My takeaway: parents have to choose what’s right for their family rather than the family down the street.
Workforce Dilemma
Today, there are lots of pressures on moms. In the workforce, they may feel that they have to be best employee. As they return home at night, they may then feel the pressure to be the best mom, the best wife or the best daughter.

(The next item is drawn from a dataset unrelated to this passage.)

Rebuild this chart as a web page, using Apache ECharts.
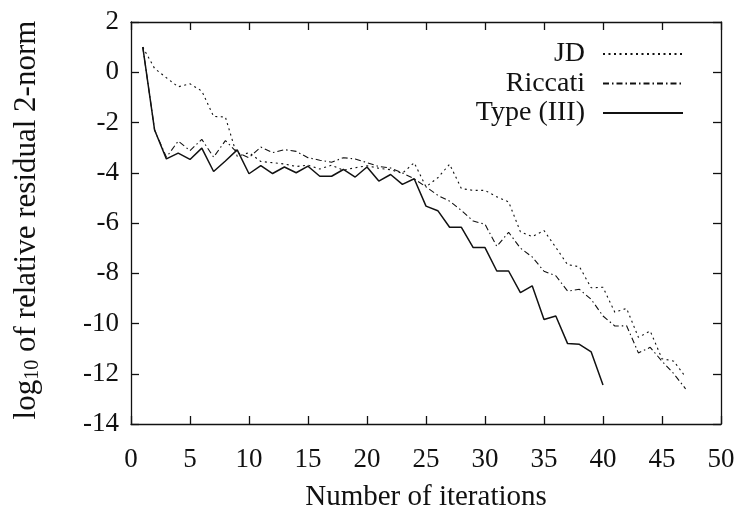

Working moms have the same goals as stay-at-home moms but not the time and money. In a recent article from The New York Times, Claire Cain Miller shares that “Mothers who juggle jobs outside the home spend just as much time tending their children as stay-at-home mothers did in the 1970s.” Still, there’s a ‘mom’ pressure to create perfect parties that seem ever more theme-driven, ritzy and obsessive.
Perfection or Pose?
Recently, after an Instagram-Perfect birthday party for a five year-old, the mom posted photos. Perfect hair, perfectly clean clothing--and a scowl on the face of the child.
How long did it take mom to get the child to that level of perfection—no food stains on the face or clothes and perfect coiffeurs all the way around?
Was the child henpecked or yelled at by mom to achieve that parental perfection?
Did mom obsess over everything to create a ‘Keeping Up with the Joneses’ look that quietly screamed ‘we got it all going for us.’’
Or, was it all a pose backed with our guilt of continuously doing more for our child while constantly making us parents look great? What if parents just stopped trying to be obsessively perfect and said it’s okay to buy a grocery store birthday cake, go bowling, eat pizza, sing ‘Happy Birthday’ and leave it at that? Would that would help end this endless one-up-(wo)man-ship of overly expensive five year-old birthday parties?
Thinking Back
Did our parents feel the social pressures like we do today but without the use of social media? How did they juggle the work/life balancing act? They didn’t seem to overschedule us or endlessly entertain us. They simply loved us and invested themselves with us at home without the accoutrements of obsession disguised as status. How can we learn more from our upbringing to create a more zen lifestyle for ourselves and our families?
Remember, it’s all about our children--not an extravagant event that yells ‘look at us.’
One Mom’s Acceptance
If I didn't work, I'd probably be an even better Mom. And if I didn't have kids, I'd probably be an even better Teacher. But I'm ok with being a good Mom and a good Teacher, finding that balance to accept the best I can be.
I have learned to accept in myself that I can only do as much as I can do. And, that some things can wait until tomorrow.
This attitude has been serving me well—without guilt. I have learned from a parenting perspective to do what’s right for our--my--family. I am working toward building behaviors that will build a whole child. And that means ratcheting down the perfect parent need in me.
I hope you’ll consider trying it, too.